▸ Prompt
Produce an exact copy of the lines below that run from the line containing "Give me the Apache" to the line containing "var yTicks = [0, 0.5, 1, 1.5, 2, 2.5];", inclusive; any picture is omitted.

• • • • •

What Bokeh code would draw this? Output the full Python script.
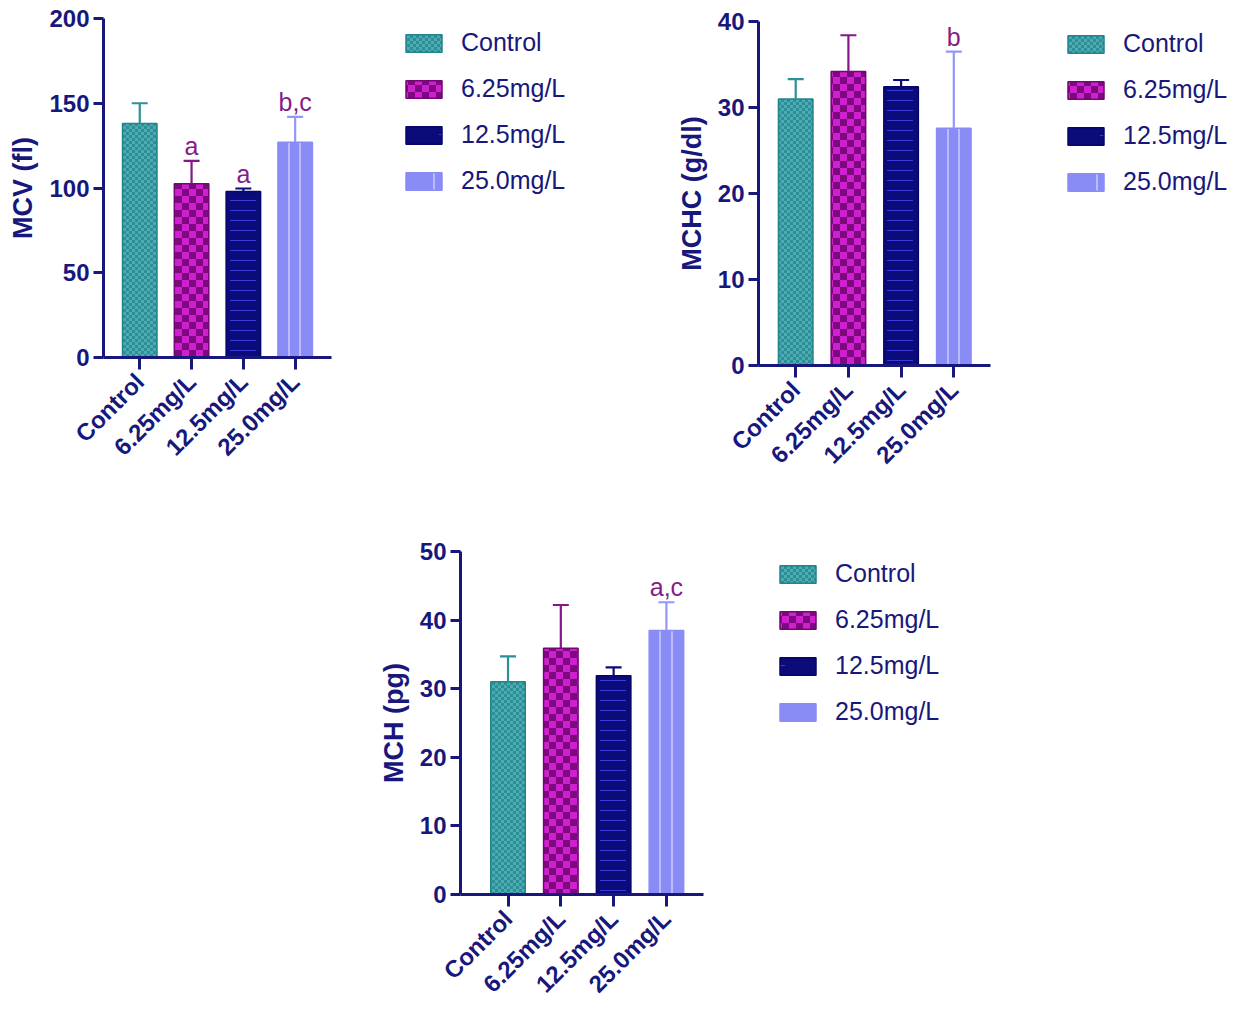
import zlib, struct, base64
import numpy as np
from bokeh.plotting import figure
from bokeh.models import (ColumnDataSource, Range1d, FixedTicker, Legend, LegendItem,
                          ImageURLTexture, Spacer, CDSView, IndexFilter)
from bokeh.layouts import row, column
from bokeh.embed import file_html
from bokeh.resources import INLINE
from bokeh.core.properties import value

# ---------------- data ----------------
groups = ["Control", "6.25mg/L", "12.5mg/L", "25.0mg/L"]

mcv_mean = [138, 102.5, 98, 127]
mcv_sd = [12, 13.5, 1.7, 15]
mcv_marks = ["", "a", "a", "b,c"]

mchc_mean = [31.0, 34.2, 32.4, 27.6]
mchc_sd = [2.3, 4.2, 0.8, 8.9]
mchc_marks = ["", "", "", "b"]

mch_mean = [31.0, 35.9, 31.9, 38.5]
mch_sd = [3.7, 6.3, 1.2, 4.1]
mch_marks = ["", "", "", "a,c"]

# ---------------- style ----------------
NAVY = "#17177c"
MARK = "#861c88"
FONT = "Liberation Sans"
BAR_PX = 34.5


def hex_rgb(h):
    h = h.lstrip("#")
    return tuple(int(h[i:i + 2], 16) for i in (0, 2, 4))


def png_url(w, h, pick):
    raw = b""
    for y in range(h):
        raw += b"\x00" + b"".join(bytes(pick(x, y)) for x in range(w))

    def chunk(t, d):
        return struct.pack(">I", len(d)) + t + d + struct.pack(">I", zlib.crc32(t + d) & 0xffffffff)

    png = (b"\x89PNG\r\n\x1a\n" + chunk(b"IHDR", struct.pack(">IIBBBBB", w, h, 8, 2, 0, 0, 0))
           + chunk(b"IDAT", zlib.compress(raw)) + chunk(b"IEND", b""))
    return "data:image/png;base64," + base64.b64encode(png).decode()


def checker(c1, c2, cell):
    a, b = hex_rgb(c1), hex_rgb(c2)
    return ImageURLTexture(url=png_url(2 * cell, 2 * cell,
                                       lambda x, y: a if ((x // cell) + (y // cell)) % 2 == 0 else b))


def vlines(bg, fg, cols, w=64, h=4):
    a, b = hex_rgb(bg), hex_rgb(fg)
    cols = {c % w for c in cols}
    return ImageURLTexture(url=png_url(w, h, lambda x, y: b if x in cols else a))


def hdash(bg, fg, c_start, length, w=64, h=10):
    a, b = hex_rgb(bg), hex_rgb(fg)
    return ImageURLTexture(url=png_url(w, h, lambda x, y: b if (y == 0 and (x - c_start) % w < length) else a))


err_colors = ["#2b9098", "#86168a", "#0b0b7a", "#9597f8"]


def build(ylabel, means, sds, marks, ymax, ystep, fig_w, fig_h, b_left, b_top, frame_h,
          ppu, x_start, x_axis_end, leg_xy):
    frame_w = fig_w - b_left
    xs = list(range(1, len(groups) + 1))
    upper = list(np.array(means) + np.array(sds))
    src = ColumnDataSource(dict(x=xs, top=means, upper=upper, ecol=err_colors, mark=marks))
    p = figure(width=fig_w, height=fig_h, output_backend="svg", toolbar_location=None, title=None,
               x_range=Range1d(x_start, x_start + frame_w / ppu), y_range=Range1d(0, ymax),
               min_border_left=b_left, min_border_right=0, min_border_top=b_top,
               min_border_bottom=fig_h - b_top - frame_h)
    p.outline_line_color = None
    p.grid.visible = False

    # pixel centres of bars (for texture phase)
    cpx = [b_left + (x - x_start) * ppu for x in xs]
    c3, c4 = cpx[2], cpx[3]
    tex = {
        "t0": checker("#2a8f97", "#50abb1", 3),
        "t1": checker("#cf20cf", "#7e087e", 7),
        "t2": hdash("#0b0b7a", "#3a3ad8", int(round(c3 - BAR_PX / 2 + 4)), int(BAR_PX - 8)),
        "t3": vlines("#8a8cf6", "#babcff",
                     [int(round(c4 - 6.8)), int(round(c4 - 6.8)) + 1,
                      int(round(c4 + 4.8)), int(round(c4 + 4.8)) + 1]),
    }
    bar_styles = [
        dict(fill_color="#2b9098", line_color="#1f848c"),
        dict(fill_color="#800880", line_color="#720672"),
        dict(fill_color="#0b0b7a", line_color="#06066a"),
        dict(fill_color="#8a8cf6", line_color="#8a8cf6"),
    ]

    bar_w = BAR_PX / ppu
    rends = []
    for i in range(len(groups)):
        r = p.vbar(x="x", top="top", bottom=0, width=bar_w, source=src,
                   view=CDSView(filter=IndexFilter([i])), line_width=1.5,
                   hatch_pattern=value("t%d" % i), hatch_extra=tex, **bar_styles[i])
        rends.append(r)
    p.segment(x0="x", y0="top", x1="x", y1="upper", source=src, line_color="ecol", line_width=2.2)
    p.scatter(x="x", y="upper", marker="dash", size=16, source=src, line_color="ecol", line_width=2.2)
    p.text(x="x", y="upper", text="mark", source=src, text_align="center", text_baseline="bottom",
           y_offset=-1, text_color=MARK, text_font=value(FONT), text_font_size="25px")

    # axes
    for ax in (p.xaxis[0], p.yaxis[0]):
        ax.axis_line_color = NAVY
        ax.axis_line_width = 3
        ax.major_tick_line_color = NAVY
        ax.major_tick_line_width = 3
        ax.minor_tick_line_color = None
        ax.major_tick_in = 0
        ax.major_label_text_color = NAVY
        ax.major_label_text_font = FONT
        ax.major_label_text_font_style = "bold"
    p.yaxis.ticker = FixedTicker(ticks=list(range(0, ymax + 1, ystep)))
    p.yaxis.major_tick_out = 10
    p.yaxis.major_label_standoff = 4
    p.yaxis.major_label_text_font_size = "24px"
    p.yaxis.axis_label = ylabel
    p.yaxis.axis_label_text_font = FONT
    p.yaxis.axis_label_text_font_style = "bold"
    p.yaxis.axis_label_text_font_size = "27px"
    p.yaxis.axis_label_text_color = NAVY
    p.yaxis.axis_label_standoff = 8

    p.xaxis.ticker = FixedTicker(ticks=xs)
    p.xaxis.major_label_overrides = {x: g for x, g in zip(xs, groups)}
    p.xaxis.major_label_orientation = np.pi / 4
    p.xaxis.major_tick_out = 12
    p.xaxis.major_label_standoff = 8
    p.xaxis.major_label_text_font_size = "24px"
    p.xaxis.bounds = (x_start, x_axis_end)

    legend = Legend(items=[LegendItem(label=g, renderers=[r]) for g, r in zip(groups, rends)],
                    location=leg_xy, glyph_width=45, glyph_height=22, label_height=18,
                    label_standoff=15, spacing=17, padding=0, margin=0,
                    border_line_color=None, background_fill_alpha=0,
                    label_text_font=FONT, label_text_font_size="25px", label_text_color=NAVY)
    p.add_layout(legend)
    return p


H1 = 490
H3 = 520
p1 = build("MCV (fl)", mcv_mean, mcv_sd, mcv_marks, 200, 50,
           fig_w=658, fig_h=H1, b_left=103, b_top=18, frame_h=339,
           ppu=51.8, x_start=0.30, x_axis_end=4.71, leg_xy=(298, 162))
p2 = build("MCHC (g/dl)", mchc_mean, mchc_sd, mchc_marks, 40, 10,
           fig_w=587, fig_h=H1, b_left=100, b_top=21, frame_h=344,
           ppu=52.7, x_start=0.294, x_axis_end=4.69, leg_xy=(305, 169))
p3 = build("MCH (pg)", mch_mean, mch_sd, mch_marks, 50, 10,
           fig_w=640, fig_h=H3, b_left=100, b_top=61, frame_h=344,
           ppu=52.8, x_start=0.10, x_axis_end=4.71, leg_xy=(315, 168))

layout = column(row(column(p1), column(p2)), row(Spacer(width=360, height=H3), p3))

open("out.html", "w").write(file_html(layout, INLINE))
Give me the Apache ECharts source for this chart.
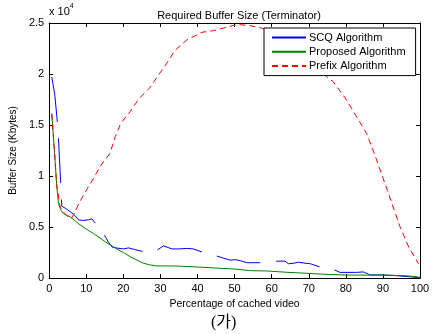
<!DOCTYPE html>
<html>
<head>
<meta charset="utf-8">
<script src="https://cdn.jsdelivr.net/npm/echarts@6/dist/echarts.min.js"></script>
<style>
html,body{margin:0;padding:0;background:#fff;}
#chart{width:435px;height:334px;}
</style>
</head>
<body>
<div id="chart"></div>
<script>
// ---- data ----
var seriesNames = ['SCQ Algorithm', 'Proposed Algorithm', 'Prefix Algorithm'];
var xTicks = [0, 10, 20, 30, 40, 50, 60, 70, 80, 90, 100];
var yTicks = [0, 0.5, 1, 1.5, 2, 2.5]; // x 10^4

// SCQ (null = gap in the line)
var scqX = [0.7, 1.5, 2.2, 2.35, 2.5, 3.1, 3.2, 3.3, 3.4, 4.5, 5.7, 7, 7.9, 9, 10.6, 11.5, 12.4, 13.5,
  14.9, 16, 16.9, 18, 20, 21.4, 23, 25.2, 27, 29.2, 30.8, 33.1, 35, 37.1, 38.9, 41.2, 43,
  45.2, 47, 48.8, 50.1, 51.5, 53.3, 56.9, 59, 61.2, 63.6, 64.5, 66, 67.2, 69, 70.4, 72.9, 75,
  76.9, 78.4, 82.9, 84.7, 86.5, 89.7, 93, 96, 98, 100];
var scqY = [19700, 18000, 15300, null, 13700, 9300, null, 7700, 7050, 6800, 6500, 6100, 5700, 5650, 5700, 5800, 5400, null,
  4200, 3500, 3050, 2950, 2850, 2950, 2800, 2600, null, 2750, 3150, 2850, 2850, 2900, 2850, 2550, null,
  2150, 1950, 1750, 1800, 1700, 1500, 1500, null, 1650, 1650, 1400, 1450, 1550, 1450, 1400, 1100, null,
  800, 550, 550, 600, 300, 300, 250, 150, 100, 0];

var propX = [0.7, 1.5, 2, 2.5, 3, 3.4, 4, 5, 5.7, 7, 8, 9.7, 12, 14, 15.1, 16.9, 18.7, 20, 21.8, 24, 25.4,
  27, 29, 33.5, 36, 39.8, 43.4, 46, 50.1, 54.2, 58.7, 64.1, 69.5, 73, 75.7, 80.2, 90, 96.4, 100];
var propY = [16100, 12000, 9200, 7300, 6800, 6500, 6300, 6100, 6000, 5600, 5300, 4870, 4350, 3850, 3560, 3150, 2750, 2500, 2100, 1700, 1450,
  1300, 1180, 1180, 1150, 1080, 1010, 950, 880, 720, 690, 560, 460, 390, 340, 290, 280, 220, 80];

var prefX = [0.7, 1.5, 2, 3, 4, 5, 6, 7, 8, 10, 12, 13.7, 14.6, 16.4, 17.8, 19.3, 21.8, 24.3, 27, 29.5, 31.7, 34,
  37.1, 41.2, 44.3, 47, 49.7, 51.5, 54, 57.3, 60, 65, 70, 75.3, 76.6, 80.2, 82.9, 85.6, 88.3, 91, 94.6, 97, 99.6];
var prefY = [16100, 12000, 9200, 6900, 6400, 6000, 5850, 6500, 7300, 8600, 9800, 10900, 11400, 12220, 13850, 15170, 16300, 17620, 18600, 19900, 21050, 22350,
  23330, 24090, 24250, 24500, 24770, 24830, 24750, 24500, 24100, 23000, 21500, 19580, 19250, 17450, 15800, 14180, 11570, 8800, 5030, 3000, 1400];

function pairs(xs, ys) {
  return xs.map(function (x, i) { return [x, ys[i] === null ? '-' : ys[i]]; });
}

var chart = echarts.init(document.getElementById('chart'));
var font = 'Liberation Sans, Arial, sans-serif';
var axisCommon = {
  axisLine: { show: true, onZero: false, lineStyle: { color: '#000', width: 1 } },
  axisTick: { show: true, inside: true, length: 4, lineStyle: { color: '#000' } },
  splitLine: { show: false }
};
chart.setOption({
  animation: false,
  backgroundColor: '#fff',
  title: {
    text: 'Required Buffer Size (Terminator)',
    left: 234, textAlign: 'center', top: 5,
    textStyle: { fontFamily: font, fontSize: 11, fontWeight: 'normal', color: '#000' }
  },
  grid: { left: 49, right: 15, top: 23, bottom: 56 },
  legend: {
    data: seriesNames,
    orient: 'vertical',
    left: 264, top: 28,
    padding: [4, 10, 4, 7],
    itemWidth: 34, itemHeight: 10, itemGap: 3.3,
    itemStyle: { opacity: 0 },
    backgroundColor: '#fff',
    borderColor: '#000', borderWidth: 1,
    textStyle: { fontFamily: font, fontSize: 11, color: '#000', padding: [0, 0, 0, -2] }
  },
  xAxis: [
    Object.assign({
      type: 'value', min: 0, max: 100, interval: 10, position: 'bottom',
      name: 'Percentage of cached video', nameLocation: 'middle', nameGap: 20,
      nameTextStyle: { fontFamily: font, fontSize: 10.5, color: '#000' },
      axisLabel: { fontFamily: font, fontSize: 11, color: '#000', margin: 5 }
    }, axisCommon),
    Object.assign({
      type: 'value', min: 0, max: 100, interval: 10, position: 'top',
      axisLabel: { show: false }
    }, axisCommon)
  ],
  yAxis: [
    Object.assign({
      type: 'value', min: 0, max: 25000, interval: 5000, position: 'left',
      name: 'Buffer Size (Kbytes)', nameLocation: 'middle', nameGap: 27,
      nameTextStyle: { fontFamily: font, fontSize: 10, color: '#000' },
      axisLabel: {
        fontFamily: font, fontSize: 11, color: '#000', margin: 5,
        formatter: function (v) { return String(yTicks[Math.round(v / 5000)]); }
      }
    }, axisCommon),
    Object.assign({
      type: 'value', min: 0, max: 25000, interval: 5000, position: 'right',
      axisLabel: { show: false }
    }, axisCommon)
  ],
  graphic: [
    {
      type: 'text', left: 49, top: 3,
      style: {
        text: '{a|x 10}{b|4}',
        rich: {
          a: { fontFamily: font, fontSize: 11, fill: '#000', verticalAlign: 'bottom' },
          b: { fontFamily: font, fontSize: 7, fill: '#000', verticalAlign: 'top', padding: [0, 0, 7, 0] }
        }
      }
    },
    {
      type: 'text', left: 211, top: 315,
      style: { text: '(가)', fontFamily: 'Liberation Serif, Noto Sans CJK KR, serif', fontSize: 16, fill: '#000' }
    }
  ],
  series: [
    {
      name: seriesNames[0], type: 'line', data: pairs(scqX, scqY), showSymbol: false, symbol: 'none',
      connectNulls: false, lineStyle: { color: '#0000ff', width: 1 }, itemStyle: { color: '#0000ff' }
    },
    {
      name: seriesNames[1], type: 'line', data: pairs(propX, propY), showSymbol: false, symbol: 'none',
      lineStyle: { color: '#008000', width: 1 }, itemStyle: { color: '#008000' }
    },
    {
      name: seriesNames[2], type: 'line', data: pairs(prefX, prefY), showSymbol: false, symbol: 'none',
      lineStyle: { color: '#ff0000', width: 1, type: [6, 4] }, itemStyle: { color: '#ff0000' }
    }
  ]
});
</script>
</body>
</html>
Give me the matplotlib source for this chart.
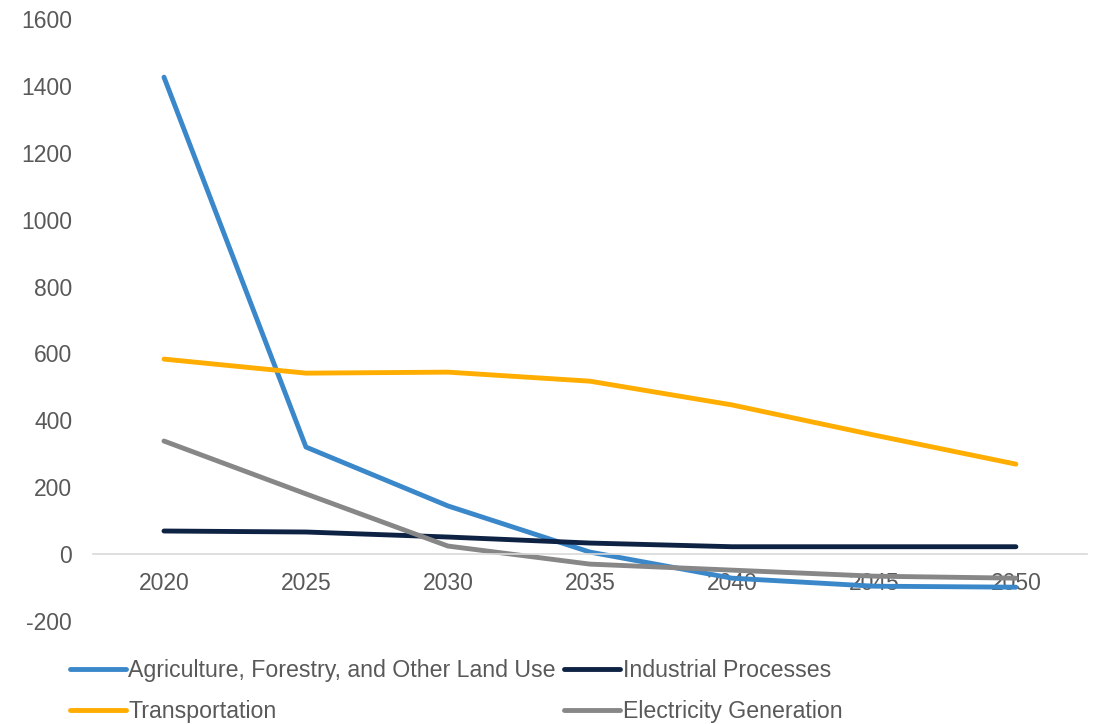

• • • • •

▸ Solution for this problem
Give me the Apache ECharts source for this chart.
<!DOCTYPE html>
<html>
<head>
<meta charset="utf-8">
<script src="https://cdn.jsdelivr.net/npm/echarts@6/dist/echarts.min.js"></script>
<style>
html,body{margin:0;padding:0;background:#fff;}
#chart{width:435px;height:334px;}
</style>
</head>
<body>
<div id="chart"></div>
<script>
// ---- data ----
var seriesNames = ['SCQ Algorithm', 'Proposed Algorithm', 'Prefix Algorithm'];
var xTicks = [0, 10, 20, 30, 40, 50, 60, 70, 80, 90, 100];
var yTicks = [0, 0.5, 1, 1.5, 2, 2.5]; // x 10^4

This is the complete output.